Was project near airbase a threat?

Abbott says his top priority is the safety and security of Texans.

Asked for comment by the BBC, his office referred to previous statements on the matter, including a press release that said "hostile foreign adversaries", including China, "must not be allowed to own land in Texas".

Chuck DeVore, from a conservative think tank Texas Public Policy Foundation, was among those who spoke up in favour of the bill - highlighting the need to "keep hostile regimes away from our military bases, farmland, and infrastructure, like Laughlin Air Force Base in Del Rio, Texas, or the ranches feeding our state".

The legislative effort was prompted in part by Chinese businessman Sun Guangxin's controversial purchase of 140,000 acres land in Texas for a wind farm between 2016 and 2018, including land near Laughlin Air Force Base.

Although initially approved by the Committee on Foreign Investment in the United States (CFIUS), Texas passed a law in 2021 prohibiting agreements with certain foreign-owned companies in "critical infrastructure", and Mr Sun's project was thwarted.

Texas Senator John Cornyn in 2024 said that as a member of the Chinese Communist Party (CCP) and a former senior leader in the Chinese military, Sun likely had other concerning surveillance plans on behalf of the Chinese government.

Mr Sun hit back at such claims. A 2024 lawsuit filed by one of his business subsidiaries highlighted that US officials had taken mitigation and cleared the project from national security concerns.

A survey conducted by Center for Strategic and International Studies, a Washington-based think tank, gathered 224 espionage cases against the US from China from 2000-2023 from open sources.

CCP-related threats to the US have grown in recent years, national security experts have suggested.

"The risk is real," Holden Triplett, former head of the FBI office in Beijing, told the BBC.

"Targeting the US at the sub-national level has increasingly become a trend in intelligence. The individuals and groups at that level tend to be less aware of the risks and more likely to establish relationships," Mr Triplett said.

But Patrick Toomey, from the American Civil Liberties Union Foundation (ACLU), said that in the case of SB 17, some officials were wrongly equating Chinese people with the Chinese government.

"There is no evidence that harm to national security has resulted from Chinese people owning or leasing residential properties in Texas," he said.

Experts also question the necessity of Texas's new law from an regulatory standpoint.
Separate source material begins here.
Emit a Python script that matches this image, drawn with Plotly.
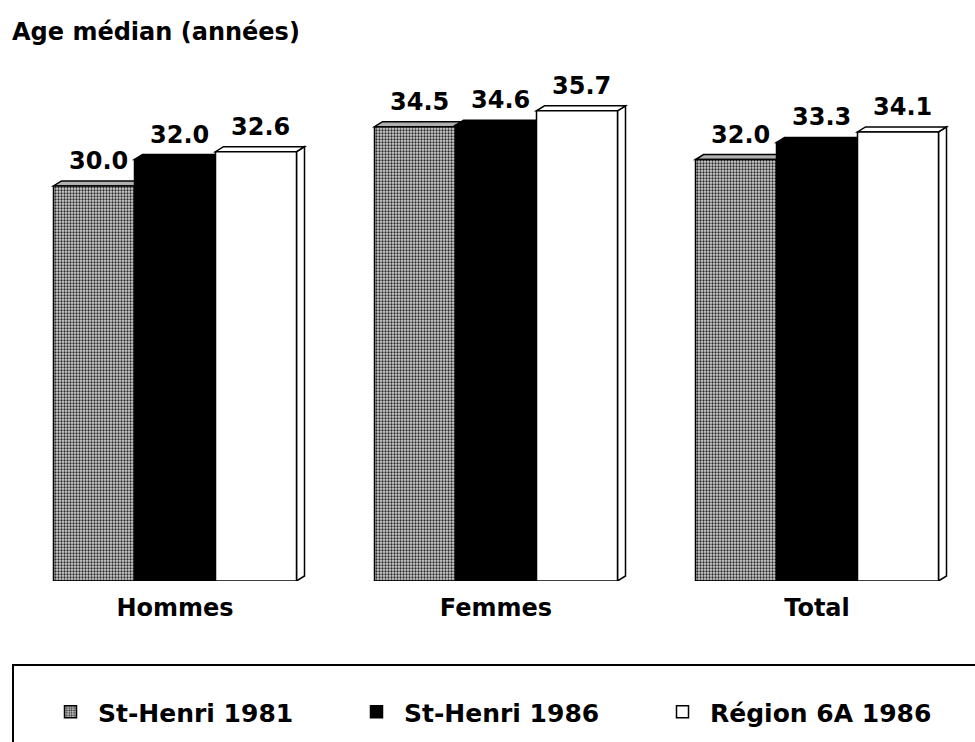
import plotly.graph_objects as go

categories = ["Hommes", "Femmes", "Total"]
series_names = ["St-Henri 1981", "St-Henri 1986", "Région 6A 1986"]
st_henri_1981 = [30.0, 34.5, 32.0]
st_henri_1986 = [32.0, 34.6, 33.3]
region_6a_1986 = [32.6, 35.7, 34.1]
title_text = "Age médian (années)"

series_values = [st_henri_1981, st_henri_1986, region_6a_1986]
front_colors = ["#c8c8c8", "#000000", "#ffffff"]
top_colors = ["#b0b0b0", "#000000", "#ffffff"]

FONT = "DejaVu Sans"
W, H = 975, 742
ML, MR, MT, MB = 0, 0, 60, 161
bargap = 0.243
bw = (1 - bargap) / 3
px_per_cat = 321.0
x0 = -175.0 / px_per_cat
x1 = x0 + (W - ML - MR) / px_per_cat
px_per_unit = 13.17
y_top = (H - MT - MB) / px_per_unit
dx = 8 / px_per_cat
dy = 5 / px_per_unit

fig = go.Figure()
for j, (name, vals) in enumerate(zip(series_names, series_values)):
    marker = dict(color=front_colors[j], line=dict(color="black", width=1.5))
    if j == 0:
        marker["pattern"] = dict(shape=".", fgcolor="#2a2a2a", bgcolor="#d4d4d4",
                                 size=3, solidity=0.45, fillmode="replace")
    fig.add_trace(go.Bar(x=list(range(len(categories))), y=vals, name=name,
                         marker=marker, width=bw, offset=(j - 1.5) * bw))

shapes = []
annotations = []
for j, vals in enumerate(series_values):
    for i, v in enumerate(vals):
        xc = i + (j - 1) * bw
        xl, xr = xc - bw / 2, xc + bw / 2
        # side face
        shapes.append(dict(type="path", xref="x", yref="y", layer="below",
                           path=f"M{xr},0 L{xr},{v} L{xr+dx},{v+dy} L{xr+dx},{dy} Z",
                           fillcolor=top_colors[j],
                           line=dict(color="black", width=1.5)))
        # top face
        shapes.append(dict(type="path", xref="x", yref="y", layer="below",
                           path=f"M{xl},{v} L{xr},{v} L{xr+dx},{v+dy} L{xl+dx},{v+dy} Z",
                           fillcolor=top_colors[j],
                           line=dict(color="black", width=1.5)))
        annotations.append(dict(x=xc + dx / 2, y=v, xref="x", yref="y",
                                text=f"{v:.1f}", showarrow=False,
                                yanchor="bottom", yshift=9,
                                font=dict(family=FONT, size=24, color="black", weight="bold")))

plot_h = H - MT - MB
# legend frame
shapes.append(dict(type="rect", xref="paper", yref="paper", layer="above",
                   x0=13 / W, x1=1.02, y0=-0.6, y1=(H - MB - 665) / plot_h,
                   line=dict(color="black", width=2), fillcolor="rgba(0,0,0,0)"))

fig.update_layout(
    width=W, height=H,
    margin=dict(l=ML, r=MR, t=MT, b=MB),
    paper_bgcolor="white", plot_bgcolor="white",
    barmode="overlay",
    title=dict(text=title_text, x=12 / W, xanchor="left", xref="paper",
               y=1 - 32 / H, yanchor="middle", yref="container",
               font=dict(family=FONT, size=24, color="black", weight="bold")),
    xaxis=dict(range=[x0, x1], tickmode="array", tickvals=list(range(len(categories))),
               ticktext=categories, showgrid=False, zeroline=False, showline=False,
               ticks="", ticklabelstandoff=10,
               tickfont=dict(family=FONT, size=24, color="black", weight="bold")),
    yaxis=dict(range=[0, y_top], visible=False, showgrid=False, zeroline=False),
    showlegend=True,
    legend=dict(orientation="h", x=43 / W, xanchor="left",
                y=(H - MB - 712) / plot_h, yanchor="middle",
                font=dict(family=FONT, size=25, color="black", weight="bold"),
                entrywidth=246, entrywidthmode="pixels", itemwidth=45,
                bgcolor="rgba(0,0,0,0)", borderwidth=0, traceorder="normal"),
    shapes=shapes,
    annotations=annotations,
)

fig.write_html("out.html", config={"displayModeBar": False},
               post_script="document.body.style.margin='0';")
It was preferable for federal government to handle such matters to avoid overlapping jurisdictions, said Sarah Bauerle Danzman, from the Atlantic Council think tank.

A national trend

SB 17 is not the first bill of its kind in the US.

Twenty-six states, most of them Republican-controlled, have passed 50 bills that restrict foreign property ownership targeting China since 2021, according to Committee of 100, a Chinese-American non-governmental organisation.

Most of the state laws were passed since 2023, the same year that a Chinese spy balloon flew across North American airspace, in an incident that marked a new low for US-China ties.

The Trump administration has also said it plans to ban Chinese nationals from buying farmland in the US.

"Texas's law should sound alarm bells," said Mr Toomey, adding that the legislation weaponised false claims of national security against Asian immigrants and other communities.

Mr Yuan believes that if Chinese-Americans do not put up a fight, the new law in Texas could lead to similar bills being passed in other states.

Ohio, for example, is considering a ban against "adversarial countries", but with stricter scope that could include green card holders as well. Activists have been rallying against it.

"They're trying to rewrite the rules of democracy," says Mr Yuan, "but there is still a chance we could change the course.

"Otherwise, the US will become much more like China."